__Given task__
Copy word for word the lines in the records below, starting at the line with "Give me the matplotlib source for this chart." and ending at the line with "from matplotlib.lines import Line2D". Skip the pictures.
::: Stored data :::
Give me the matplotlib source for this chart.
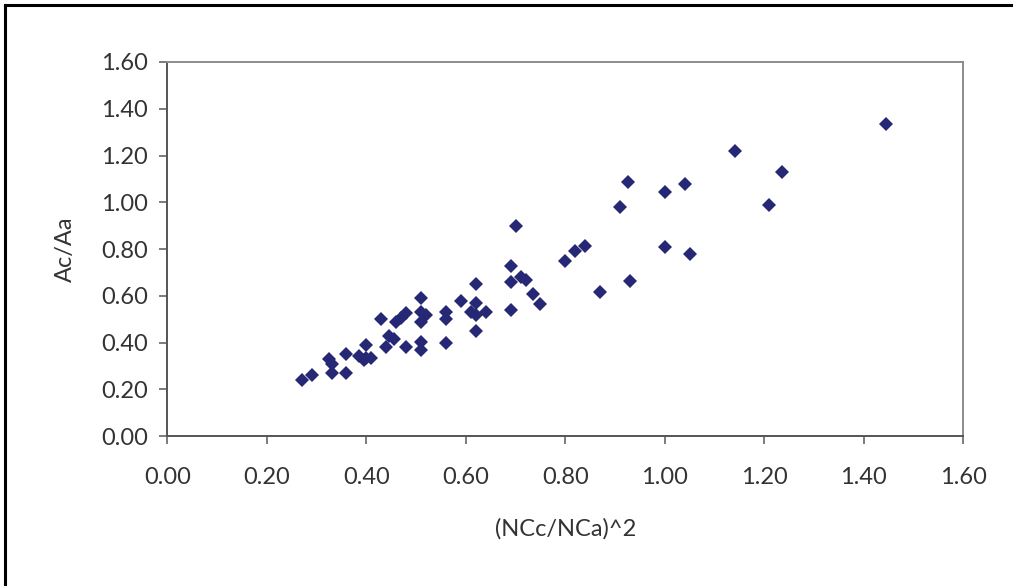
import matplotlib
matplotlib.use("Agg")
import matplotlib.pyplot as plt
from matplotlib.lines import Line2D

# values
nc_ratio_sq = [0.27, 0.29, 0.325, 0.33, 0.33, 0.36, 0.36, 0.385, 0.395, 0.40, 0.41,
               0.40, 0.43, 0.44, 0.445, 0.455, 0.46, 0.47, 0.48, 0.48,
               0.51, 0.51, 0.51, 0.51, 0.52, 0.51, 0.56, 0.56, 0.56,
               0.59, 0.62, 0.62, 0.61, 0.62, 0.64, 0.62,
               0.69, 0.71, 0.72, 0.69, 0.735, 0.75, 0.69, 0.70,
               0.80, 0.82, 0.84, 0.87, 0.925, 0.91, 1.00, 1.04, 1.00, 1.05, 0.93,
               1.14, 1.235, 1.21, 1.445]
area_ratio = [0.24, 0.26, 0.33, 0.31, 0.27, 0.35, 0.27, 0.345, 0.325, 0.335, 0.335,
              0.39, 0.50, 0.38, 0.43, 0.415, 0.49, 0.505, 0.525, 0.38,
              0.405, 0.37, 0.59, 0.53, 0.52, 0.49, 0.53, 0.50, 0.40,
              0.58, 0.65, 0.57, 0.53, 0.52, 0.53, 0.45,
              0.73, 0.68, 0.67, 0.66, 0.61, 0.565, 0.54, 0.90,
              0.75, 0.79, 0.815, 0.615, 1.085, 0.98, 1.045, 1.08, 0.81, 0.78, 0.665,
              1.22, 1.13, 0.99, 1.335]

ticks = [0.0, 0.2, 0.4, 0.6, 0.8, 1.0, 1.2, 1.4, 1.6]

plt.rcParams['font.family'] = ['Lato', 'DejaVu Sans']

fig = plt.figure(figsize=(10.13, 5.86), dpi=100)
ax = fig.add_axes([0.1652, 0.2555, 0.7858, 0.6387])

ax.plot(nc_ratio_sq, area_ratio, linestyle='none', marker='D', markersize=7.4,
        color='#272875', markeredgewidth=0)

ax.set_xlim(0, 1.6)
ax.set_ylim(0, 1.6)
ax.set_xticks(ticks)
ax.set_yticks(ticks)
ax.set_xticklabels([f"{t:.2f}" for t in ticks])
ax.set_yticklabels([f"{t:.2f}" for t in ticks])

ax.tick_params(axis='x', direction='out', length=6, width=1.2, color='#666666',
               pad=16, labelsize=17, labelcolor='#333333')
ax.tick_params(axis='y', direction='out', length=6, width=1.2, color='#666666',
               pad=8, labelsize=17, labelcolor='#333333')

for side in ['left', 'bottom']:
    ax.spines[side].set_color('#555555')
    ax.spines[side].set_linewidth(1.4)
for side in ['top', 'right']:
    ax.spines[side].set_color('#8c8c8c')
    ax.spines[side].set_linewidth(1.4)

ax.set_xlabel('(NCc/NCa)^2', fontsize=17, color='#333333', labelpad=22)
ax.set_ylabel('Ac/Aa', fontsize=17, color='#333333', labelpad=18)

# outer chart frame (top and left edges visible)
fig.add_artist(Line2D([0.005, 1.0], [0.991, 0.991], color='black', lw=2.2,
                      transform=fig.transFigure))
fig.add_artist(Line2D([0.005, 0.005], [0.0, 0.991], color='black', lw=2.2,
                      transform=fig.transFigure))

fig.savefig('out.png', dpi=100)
:::
::: Stored data :::
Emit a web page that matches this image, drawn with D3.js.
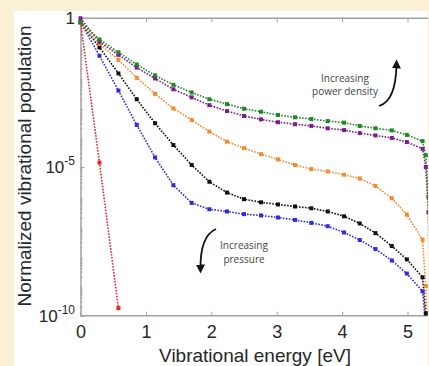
:::
::: Stored data :::
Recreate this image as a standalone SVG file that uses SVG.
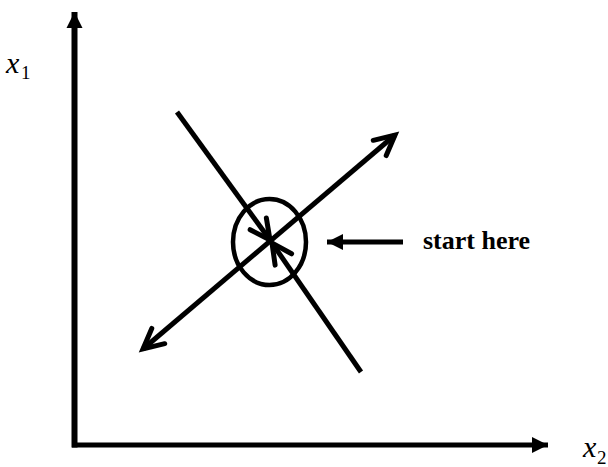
:::
__Answer to this problem__
Give me the matplotlib source for this chart.
import matplotlib
matplotlib.use("Agg")
import matplotlib.pyplot as plt
from matplotlib.lines import Line2D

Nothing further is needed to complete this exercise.